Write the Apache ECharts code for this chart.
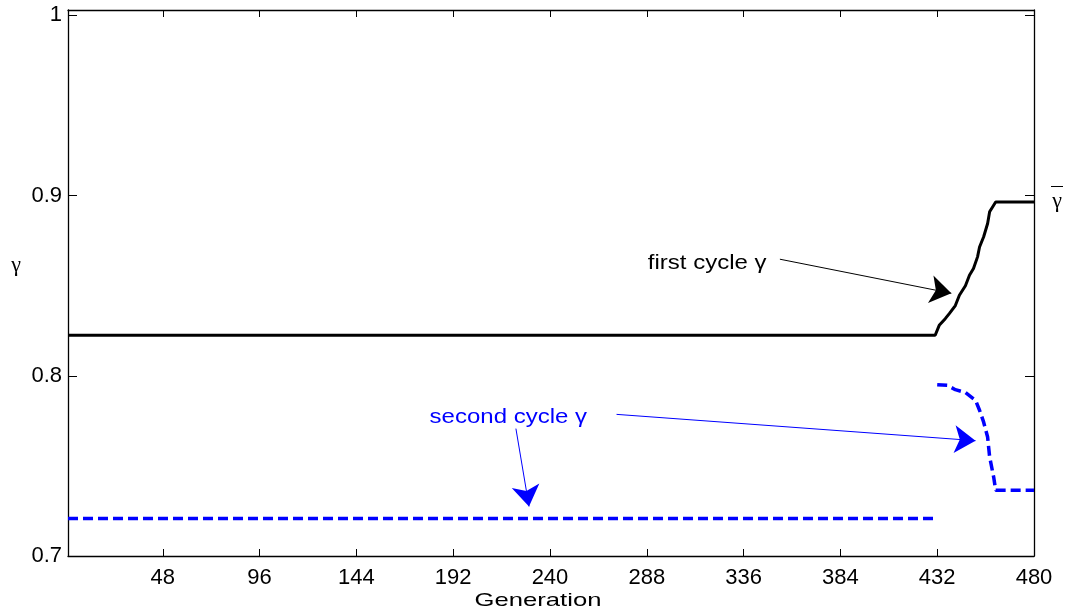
<!DOCTYPE html>
<html>
<head>
<meta charset="utf-8">
<script src="https://cdn.jsdelivr.net/npm/echarts@6/dist/echarts.min.js"></script>
<style>
html, body { margin: 0; padding: 0; background: #fff; }
#chart { width: 1068px; height: 614px; }
</style>
</head>
<body>
<div id="chart"></div>
<script>
// axis ticks
var genTicks = [48, 96, 144, 192, 240, 288, 336, 384, 432, 480];
var gammaTicks = [0.7, 0.8, 0.9, 1];

// first cycle gamma (solid black)
var firstGen = [1, 431, 433, 436, 438, 441, 443, 446, 448, 450, 452, 453, 455, 457, 458, 461, 480];
var firstGamma = [0.8225, 0.8225, 0.828, 0.8317, 0.8345, 0.839, 0.8447, 0.850, 0.8558, 0.8595, 0.866, 0.8715, 0.877, 0.8845, 0.891, 0.8965, 0.8965];

// second cycle gamma (dashed blue), drawn in two pieces
var secondGenA = [1, 431];
var secondGammaA = [0.7208, 0.7208];
var secondGenB = [432, 437, 441, 446, 451, 453, 455, 457, 458, 460, 461, 480];
var secondGammaB = [0.7951, 0.7947, 0.7923, 0.7907, 0.7864, 0.7809, 0.7744, 0.766, 0.755, 0.7438, 0.7365, 0.7365];

function pairs(xs, ys) {
    var out = [];
    for (var i = 0; i < xs.length; i++) {
        out.push([xs[i], ys[i]]);
    }
    return out;
}

var font = 'Arial, "Liberation Sans", Helvetica, sans-serif';
var serif = '"Liberation Serif", "DejaVu Serif", serif';
var blue = '#0000ff';

// arrow lines, in data coords
function arrow(from, to) {
    return [{coord: from}, {coord: to}];
}

var chart = echarts.init(document.getElementById('chart'));

var xBase = {
    type: 'value',
    min: 1,
    max: 480,
    splitLine: {show: false},
    axisLine: {show: true, onZero: false, lineStyle: {color: '#000', width: 1.3}},
    axisTick: {show: true, inside: true, length: 7, customValues: genTicks, lineStyle: {color: '#000'}}
};
var yBase = {
    type: 'value',
    min: 0.7,
    max: 1.003,
    splitLine: {show: false},
    axisLine: {show: true, onZero: false, lineStyle: {color: '#000', width: 1.3}},
    axisTick: {show: true, inside: true, length: 9, customValues: gammaTicks, lineStyle: {color: '#000'}}
};

var options = {
    animation: false,
    backgroundColor: '#fff',
    grid: {left: 68, right: 34, top: 10, bottom: 58},
    xAxis: [
        echarts.util.merge({
            position: 'bottom',
            axisLabel: {customValues: genTicks, fontSize: 22, fontFamily: font, color: '#000', margin: 11}
        }, xBase),
        echarts.util.merge({
            position: 'top',
            axisLabel: {show: false}
        }, xBase)
    ],
    yAxis: [
        echarts.util.merge({
            position: 'left',
            axisLabel: {customValues: gammaTicks, fontSize: 22, fontFamily: font, color: '#000', margin: 6}
        }, yBase),
        echarts.util.merge({
            position: 'right',
            axisLabel: {show: false}
        }, yBase)
    ],
    series: [
        {
            name: 'first cycle',
            type: 'line',
            data: pairs(firstGen, firstGamma),
            showSymbol: false,
            lineStyle: {color: '#000', width: 3},
            markLine: {
                silent: true,
                symbol: ['none', 'arrow'],
                symbolSize: 21,
                label: {show: false},
                lineStyle: {color: '#000', width: 1, type: 'solid'},
                data: [arrow([354, 0.8647], [439, 0.8458])]
            }
        },
        {
            name: 'second cycle a',
            type: 'line',
            data: pairs(secondGenA, secondGammaA),
            showSymbol: false,
            lineStyle: {color: blue, width: 3.5, type: [10, 5]}
        },
        {
            name: 'second cycle b',
            type: 'line',
            data: pairs(secondGenB, secondGammaB),
            showSymbol: false,
            lineStyle: {color: blue, width: 3.5, type: [10, 5]},
            markLine: {
                silent: true,
                symbol: ['none', 'arrow'],
                symbolSize: 21,
                label: {show: false},
                lineStyle: {color: blue, width: 1, type: 'solid'},
                data: [
                    arrow([273, 0.7786], [451, 0.7640]),
                    arrow([223.1, 0.7707], [229.6, 0.7275])
                ]
            }
        }
    ]
};
chart.setOption(options);

// texts placed after the scales exist
var p1 = chart.convertToPixel({xAxisIndex: 0, yAxisIndex: 0}, [288.5, 0.8623]);
var p2 = chart.convertToPixel({xAxisIndex: 0, yAxisIndex: 0}, [180.3, 0.7771]);

chart.setOption({
    graphic: [
        {
            type: 'text', x: p1[0], y: p1[1], scaleX: 1.2, silent: true,
            style: {text: 'first cycle γ', fontSize: 20, fontFamily: font, fill: '#000', textAlign: 'left', textVerticalAlign: 'middle'}
        },
        {
            type: 'text', x: p2[0], y: p2[1], scaleX: 1.2, silent: true,
            style: {text: 'second cycle γ', fontSize: 20, fontFamily: font, fill: blue, textAlign: 'left', textVerticalAlign: 'middle'}
        },
        {
            type: 'text', x: 538, y: 601, scaleX: 1.35, silent: true,
            style: {text: 'Generation', fontSize: 19, fontFamily: font, fill: '#000', textAlign: 'center', textVerticalAlign: 'middle'}
        },
        {
            type: 'text', x: 16, y: 265, silent: true,
            style: {text: 'γ', fontSize: 22, fontFamily: serif, fill: '#000', textAlign: 'center', textVerticalAlign: 'middle'}
        },
        {
            type: 'text', x: 1057, y: 201, silent: true,
            style: {text: 'γ', fontSize: 22, fontFamily: serif, fill: '#000', textAlign: 'center', textVerticalAlign: 'middle'}
        },
        {
            type: 'line', silent: true,
            shape: {x1: 1051, y1: 186.5, x2: 1063, y2: 186.5},
            style: {stroke: '#000', lineWidth: 1}
        }
    ]
});
</script>
</body>
</html>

*Set task*. Output each line exactly; omit every picture.

*Right answer*.
Write the Apache ECharts code for this chart.
<!DOCTYPE html>
<html>
<head>
<meta charset="utf-8">
<script src="https://cdn.jsdelivr.net/npm/echarts@6/dist/echarts.min.js"></script>
<style>
html, body { margin: 0; padding: 0; background: #fff; }
#chart { width: 1068px; height: 614px; }
</style>
</head>
<body>
<div id="chart"></div>
<script>
// axis ticks
var genTicks = [48, 96, 144, 192, 240, 288, 336, 384, 432, 480];
var gammaTicks = [0.7, 0.8, 0.9, 1];

// first cycle gamma (solid black)
var firstGen = [1, 431, 433, 436, 438, 441, 443, 446, 448, 450, 452, 453, 455, 457, 458, 461, 480];
var firstGamma = [0.8225, 0.8225, 0.828, 0.8317, 0.8345, 0.839, 0.8447, 0.850, 0.8558, 0.8595, 0.866, 0.8715, 0.877, 0.8845, 0.891, 0.8965, 0.8965];

// second cycle gamma (dashed blue), drawn in two pieces
var secondGenA = [1, 431];
var secondGammaA = [0.7208, 0.7208];
var secondGenB = [432, 437, 441, 446, 451, 453, 455, 457, 458, 460, 461, 480];
var secondGammaB = [0.7951, 0.7947, 0.7923, 0.7907, 0.7864, 0.7809, 0.7744, 0.766, 0.755, 0.7438, 0.7365, 0.7365];

function pairs(xs, ys) {
    var out = [];
    for (var i = 0; i < xs.length; i++) {
        out.push([xs[i], ys[i]]);
    }
    return out;
}

var font = 'Arial, "Liberation Sans", Helvetica, sans-serif';
var serif = '"Liberation Serif", "DejaVu Serif", serif';
var blue = '#0000ff';

// arrow lines, in data coords
function arrow(from, to) {
    return [{coord: from}, {coord: to}];
}

var chart = echarts.init(document.getElementById('chart'));

var xBase = {
    type: 'value',
    min: 1,
    max: 480,
    splitLine: {show: false},
    axisLine: {show: true, onZero: false, lineStyle: {color: '#000', width: 1.3}},
    axisTick: {show: true, inside: true, length: 7, customValues: genTicks, lineStyle: {color: '#000'}}
};
var yBase = {
    type: 'value',
    min: 0.7,
    max: 1.003,
    splitLine: {show: false},
    axisLine: {show: true, onZero: false, lineStyle: {color: '#000', width: 1.3}},
    axisTick: {show: true, inside: true, length: 9, customValues: gammaTicks, lineStyle: {color: '#000'}}
};

var options = {
    animation: false,
    backgroundColor: '#fff',
    grid: {left: 68, right: 34, top: 10, bottom: 58},
    xAxis: [
        echarts.util.merge({
            position: 'bottom',
            axisLabel: {customValues: genTicks, fontSize: 22, fontFamily: font, color: '#000', margin: 11}
        }, xBase),
        echarts.util.merge({
            position: 'top',
            axisLabel: {show: false}
        }, xBase)
    ],
    yAxis: [
        echarts.util.merge({
            position: 'left',
            axisLabel: {customValues: gammaTicks, fontSize: 22, fontFamily: font, color: '#000', margin: 6}
        }, yBase),
        echarts.util.merge({
            position: 'right',
            axisLabel: {show: false}
        }, yBase)
    ],
    series: [
        {
            name: 'first cycle',
            type: 'line',
            data: pairs(firstGen, firstGamma),
            showSymbol: false,
            lineStyle: {color: '#000', width: 3},
            markLine: {
                silent: true,
                symbol: ['none', 'arrow'],
                symbolSize: 21,
                label: {show: false},
                lineStyle: {color: '#000', width: 1, type: 'solid'},
                data: [arrow([354, 0.8647], [439, 0.8458])]
            }
        },
        {
            name: 'second cycle a',
            type: 'line',
            data: pairs(secondGenA, secondGammaA),
            showSymbol: false,
            lineStyle: {color: blue, width: 3.5, type: [10, 5]}
        },
        {
            name: 'second cycle b',
            type: 'line',
            data: pairs(secondGenB, secondGammaB),
            showSymbol: false,
            lineStyle: {color: blue, width: 3.5, type: [10, 5]},
            markLine: {
                silent: true,
                symbol: ['none', 'arrow'],
                symbolSize: 21,
                label: {show: false},
                lineStyle: {color: blue, width: 1, type: 'solid'},
                data: [
                    arrow([273, 0.7786], [451, 0.7640]),
                    arrow([223.1, 0.7707], [229.6, 0.7275])
                ]
            }
        }
    ]
};
chart.setOption(options);

// texts placed after the scales exist
var p1 = chart.convertToPixel({xAxisIndex: 0, yAxisIndex: 0}, [288.5, 0.8623]);
var p2 = chart.convertToPixel({xAxisIndex: 0, yAxisIndex: 0}, [180.3, 0.7771]);

chart.setOption({
    graphic: [
        {
            type: 'text', x: p1[0], y: p1[1], scaleX: 1.2, silent: true,
            style: {text: 'first cycle γ', fontSize: 20, fontFamily: font, fill: '#000', textAlign: 'left', textVerticalAlign: 'middle'}
        },
        {
            type: 'text', x: p2[0], y: p2[1], scaleX: 1.2, silent: true,
            style: {text: 'second cycle γ', fontSize: 20, fontFamily: font, fill: blue, textAlign: 'left', textVerticalAlign: 'middle'}
        },
        {
            type: 'text', x: 538, y: 601, scaleX: 1.35, silent: true,
            style: {text: 'Generation', fontSize: 19, fontFamily: font, fill: '#000', textAlign: 'center', textVerticalAlign: 'middle'}
        },
        {
            type: 'text', x: 16, y: 265, silent: true,
            style: {text: 'γ', fontSize: 22, fontFamily: serif, fill: '#000', textAlign: 'center', textVerticalAlign: 'middle'}
        },
        {
            type: 'text', x: 1057, y: 201, silent: true,
            style: {text: 'γ', fontSize: 22, fontFamily: serif, fill: '#000', textAlign: 'center', textVerticalAlign: 'middle'}
        },
        {
            type: 'line', silent: true,
            shape: {x1: 1051, y1: 186.5, x2: 1063, y2: 186.5},
            style: {stroke: '#000', lineWidth: 1}
        }
    ]
});
</script>
</body>
</html>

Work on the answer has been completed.